-------- INFORMATION SHOWN --------
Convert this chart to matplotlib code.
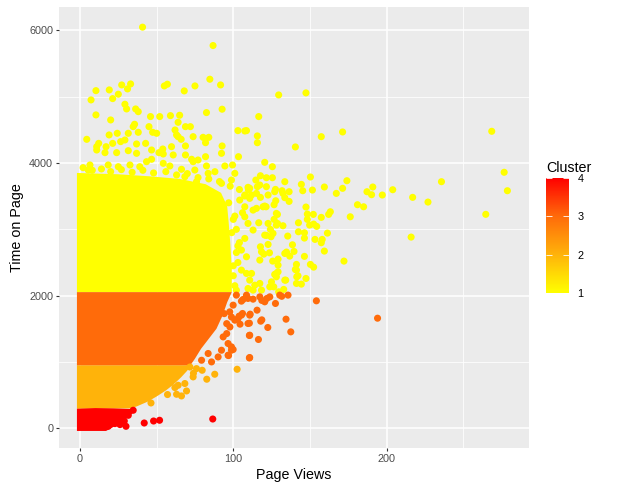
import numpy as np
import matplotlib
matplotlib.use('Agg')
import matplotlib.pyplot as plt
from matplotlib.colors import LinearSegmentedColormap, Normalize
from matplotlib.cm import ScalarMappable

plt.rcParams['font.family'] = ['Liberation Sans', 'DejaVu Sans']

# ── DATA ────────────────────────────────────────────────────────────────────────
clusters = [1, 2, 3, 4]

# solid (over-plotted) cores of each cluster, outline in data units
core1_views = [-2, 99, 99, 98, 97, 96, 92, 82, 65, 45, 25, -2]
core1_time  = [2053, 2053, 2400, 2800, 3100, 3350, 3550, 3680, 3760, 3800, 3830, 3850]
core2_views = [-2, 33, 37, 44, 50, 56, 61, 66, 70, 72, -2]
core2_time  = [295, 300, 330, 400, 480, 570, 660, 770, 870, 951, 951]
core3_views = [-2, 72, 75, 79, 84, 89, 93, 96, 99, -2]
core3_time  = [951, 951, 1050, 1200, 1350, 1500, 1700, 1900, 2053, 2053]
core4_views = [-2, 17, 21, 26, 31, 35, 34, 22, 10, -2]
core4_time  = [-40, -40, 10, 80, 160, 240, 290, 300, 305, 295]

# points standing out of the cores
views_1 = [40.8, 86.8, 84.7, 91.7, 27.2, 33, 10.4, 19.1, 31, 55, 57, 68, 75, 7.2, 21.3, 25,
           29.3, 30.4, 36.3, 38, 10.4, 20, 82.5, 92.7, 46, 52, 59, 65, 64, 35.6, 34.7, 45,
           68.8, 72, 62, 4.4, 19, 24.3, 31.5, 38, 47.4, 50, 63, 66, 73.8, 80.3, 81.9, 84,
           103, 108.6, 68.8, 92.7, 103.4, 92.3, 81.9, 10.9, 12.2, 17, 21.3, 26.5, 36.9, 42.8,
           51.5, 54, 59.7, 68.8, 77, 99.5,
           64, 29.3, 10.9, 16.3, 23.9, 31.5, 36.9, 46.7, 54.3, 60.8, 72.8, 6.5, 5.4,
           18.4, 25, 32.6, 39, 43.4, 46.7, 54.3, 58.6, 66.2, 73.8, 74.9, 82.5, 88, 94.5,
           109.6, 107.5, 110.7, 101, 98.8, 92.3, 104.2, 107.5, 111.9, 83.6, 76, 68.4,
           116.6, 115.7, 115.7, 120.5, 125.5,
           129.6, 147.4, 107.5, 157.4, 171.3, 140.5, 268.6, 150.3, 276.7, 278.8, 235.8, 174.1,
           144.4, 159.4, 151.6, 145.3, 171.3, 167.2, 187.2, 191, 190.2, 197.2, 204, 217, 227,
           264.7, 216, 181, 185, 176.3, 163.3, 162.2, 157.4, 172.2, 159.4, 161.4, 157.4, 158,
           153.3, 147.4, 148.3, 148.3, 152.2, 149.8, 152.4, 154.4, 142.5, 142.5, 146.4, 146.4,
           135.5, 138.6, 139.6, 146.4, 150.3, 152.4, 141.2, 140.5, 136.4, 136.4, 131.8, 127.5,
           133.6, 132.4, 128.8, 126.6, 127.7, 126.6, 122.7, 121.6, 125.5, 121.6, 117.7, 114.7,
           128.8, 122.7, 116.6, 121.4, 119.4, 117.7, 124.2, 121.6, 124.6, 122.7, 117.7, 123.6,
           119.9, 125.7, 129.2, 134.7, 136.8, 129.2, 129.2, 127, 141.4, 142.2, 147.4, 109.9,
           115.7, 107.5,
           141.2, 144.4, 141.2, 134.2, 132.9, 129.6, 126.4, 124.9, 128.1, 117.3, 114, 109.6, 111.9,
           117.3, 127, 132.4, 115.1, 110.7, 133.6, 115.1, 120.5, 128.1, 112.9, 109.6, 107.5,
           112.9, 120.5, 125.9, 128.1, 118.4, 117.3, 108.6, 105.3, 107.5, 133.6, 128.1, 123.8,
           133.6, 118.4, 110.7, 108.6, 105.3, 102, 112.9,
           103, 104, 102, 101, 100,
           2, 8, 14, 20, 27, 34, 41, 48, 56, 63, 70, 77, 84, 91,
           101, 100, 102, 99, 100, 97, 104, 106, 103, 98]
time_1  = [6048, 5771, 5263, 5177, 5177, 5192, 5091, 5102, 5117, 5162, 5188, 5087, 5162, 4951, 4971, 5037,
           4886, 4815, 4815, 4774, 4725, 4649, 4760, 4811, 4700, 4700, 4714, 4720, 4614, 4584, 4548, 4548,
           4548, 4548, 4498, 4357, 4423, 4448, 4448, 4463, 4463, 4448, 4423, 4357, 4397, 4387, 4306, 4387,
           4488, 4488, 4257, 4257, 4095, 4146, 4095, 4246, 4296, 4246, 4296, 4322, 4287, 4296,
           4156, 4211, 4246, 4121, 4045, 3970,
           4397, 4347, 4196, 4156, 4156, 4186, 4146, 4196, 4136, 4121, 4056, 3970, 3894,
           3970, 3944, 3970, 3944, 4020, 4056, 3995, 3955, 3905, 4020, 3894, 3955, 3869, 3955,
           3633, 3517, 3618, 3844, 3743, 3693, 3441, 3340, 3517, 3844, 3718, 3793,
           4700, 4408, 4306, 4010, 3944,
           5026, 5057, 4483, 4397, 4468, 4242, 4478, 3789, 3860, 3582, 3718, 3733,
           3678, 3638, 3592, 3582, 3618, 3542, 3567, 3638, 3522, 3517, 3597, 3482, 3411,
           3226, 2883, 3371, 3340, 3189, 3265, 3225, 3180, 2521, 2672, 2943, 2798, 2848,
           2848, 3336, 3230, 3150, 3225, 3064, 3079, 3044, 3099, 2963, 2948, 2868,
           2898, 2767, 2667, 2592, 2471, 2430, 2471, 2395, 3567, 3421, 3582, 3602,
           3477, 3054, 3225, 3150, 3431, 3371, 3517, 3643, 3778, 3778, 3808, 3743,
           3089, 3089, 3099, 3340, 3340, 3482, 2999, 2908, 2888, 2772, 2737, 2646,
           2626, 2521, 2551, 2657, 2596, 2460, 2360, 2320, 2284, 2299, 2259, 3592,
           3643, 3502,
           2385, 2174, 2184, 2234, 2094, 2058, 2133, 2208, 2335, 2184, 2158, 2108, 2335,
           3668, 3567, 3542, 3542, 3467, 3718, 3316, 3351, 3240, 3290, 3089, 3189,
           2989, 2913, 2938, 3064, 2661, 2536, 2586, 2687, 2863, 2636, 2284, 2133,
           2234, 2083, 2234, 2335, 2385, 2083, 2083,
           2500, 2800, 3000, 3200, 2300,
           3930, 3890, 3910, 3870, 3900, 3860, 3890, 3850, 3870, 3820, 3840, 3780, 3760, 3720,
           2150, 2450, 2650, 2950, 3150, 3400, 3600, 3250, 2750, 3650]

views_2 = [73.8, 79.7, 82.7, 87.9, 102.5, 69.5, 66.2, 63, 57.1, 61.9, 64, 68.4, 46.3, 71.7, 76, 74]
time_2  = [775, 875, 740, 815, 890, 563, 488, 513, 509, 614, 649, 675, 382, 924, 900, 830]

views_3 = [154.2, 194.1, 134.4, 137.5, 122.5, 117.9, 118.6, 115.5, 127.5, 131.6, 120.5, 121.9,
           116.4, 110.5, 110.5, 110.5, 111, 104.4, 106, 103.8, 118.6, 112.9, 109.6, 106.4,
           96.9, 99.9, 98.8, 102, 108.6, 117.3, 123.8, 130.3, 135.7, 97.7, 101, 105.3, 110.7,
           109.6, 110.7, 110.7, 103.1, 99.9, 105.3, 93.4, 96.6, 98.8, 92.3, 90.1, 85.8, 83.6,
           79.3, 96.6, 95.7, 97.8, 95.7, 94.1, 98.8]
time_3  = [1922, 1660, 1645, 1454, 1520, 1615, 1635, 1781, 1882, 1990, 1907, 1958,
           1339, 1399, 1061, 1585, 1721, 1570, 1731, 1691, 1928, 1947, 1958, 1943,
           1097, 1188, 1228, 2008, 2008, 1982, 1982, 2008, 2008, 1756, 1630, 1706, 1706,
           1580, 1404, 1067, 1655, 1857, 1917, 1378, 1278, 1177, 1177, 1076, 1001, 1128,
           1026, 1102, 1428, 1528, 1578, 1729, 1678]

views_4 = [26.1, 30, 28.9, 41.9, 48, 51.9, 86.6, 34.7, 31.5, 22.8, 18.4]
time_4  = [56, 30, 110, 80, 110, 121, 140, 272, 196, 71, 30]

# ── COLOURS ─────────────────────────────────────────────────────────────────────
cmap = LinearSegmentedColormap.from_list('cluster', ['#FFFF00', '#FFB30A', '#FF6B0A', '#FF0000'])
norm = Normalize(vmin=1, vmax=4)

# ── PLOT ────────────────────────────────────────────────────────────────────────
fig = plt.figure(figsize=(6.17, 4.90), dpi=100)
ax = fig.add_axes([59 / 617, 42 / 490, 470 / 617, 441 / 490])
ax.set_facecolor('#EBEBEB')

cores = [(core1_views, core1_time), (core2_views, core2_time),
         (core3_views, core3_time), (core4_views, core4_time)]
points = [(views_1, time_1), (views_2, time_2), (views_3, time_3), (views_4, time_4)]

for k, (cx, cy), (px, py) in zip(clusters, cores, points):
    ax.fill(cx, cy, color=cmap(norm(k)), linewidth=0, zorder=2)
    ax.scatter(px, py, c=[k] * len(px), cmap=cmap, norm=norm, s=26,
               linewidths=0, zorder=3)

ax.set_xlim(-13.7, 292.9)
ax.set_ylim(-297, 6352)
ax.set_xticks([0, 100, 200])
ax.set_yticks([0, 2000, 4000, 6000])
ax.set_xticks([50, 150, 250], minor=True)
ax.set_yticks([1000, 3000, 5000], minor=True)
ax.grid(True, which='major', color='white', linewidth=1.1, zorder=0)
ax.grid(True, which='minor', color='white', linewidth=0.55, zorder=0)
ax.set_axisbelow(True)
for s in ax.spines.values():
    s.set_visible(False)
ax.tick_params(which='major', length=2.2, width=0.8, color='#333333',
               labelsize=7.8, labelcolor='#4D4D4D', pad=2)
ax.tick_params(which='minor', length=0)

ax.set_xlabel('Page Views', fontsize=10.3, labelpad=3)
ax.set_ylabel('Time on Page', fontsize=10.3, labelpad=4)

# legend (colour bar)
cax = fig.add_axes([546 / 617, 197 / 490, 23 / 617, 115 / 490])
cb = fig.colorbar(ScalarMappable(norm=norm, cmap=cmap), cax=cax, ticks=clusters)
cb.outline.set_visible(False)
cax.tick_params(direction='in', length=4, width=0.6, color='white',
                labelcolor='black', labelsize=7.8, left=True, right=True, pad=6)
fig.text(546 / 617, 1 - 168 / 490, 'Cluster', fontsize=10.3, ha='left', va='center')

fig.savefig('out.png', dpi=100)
--------
EXERCISE AIM: Starting at the top of the listing above, reproduce each line up to and including the one with "clusters = [1, 2, 3, 4]"; omit the pictures.

EXERCISE OUTPUT:
Convert this chart to matplotlib code.
import numpy as np
import matplotlib
matplotlib.use('Agg')
import matplotlib.pyplot as plt
from matplotlib.colors import LinearSegmentedColormap, Normalize
from matplotlib.cm import ScalarMappable

plt.rcParams['font.family'] = ['Liberation Sans', 'DejaVu Sans']

# ── DATA ────────────────────────────────────────────────────────────────────────
clusters = [1, 2, 3, 4]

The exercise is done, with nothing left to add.